Regulatory legitimacy. FINRA broker-dealer license plus NSCC membership plus DTCC directory listing means Ripple Prime operates under the same regulatory framework as Goldman Sachs' or JP Morgan's clearing operations. This isn't a DeFi experiment. It's regulated infrastructure.
The settlement speed advantage. 3–5 seconds versus 24 hours isn't just faster — it means less capital locked up, less counterparty risk, and lower operational costs for every institution using the service. That's a competitive moat.
RLUSD as a collateral primitive. With RLUSD already serving as collateral for prime brokerage products on XRPL, the stablecoin becomes a foundational building block for institutional DeFi on the ledger.
What This Means If You Build on XRPL
The features rolling out on XRPL in 2026 aren't coincidental. Permissioned Domains, Confidential Transfers, Multi-Purpose Tokens, Lending Protocol, and Batch Transactions are all being designed for exactly the kind of institutional workflows that Ripple Prime requires.
If XRPL handles even a portion of 50 million daily transactions from Ripple Prime, it validates the chain's throughput in a way no testnet ever could. Developers building on XRPL get access to the same settlement primitives that institutional clients use — a level of infrastructure credibility that most L1s can only dream of.

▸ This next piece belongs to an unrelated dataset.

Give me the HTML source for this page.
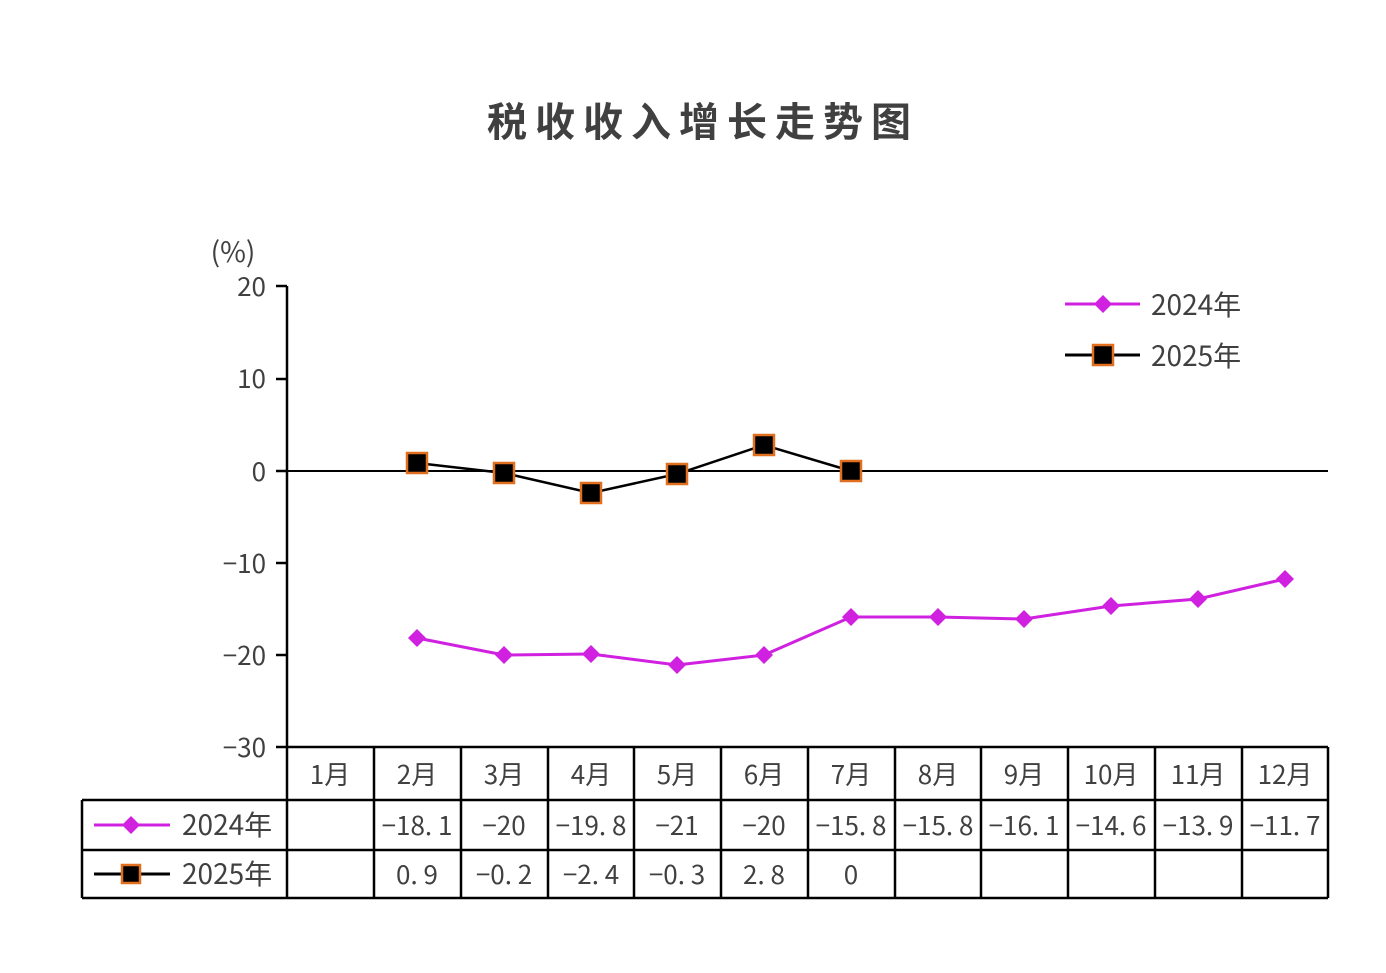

Monica Long, Ripple's President, framed the 2026 outlook:
"To acquire the next billion users, especially institutions, crypto must get radically easier to use and move outside the echo chamber."
With Ripple Prime live on DTCC, that's exactly what's happening.
The Bottom Line
The crypto industry has spent years talking about institutional adoption. Ripple just built it.
A $1.25 billion prime broker, rebranded under the Ripple name, now sits inside the DTCC clearing system that handles trillions in daily volume. It settles on the XRP Ledger. It uses RLUSD as collateral. And it serves 300+ institutional clients who collectively clear $10 billion every day.
This isn't a roadmap item or a whitepaper promise. It's live infrastructure.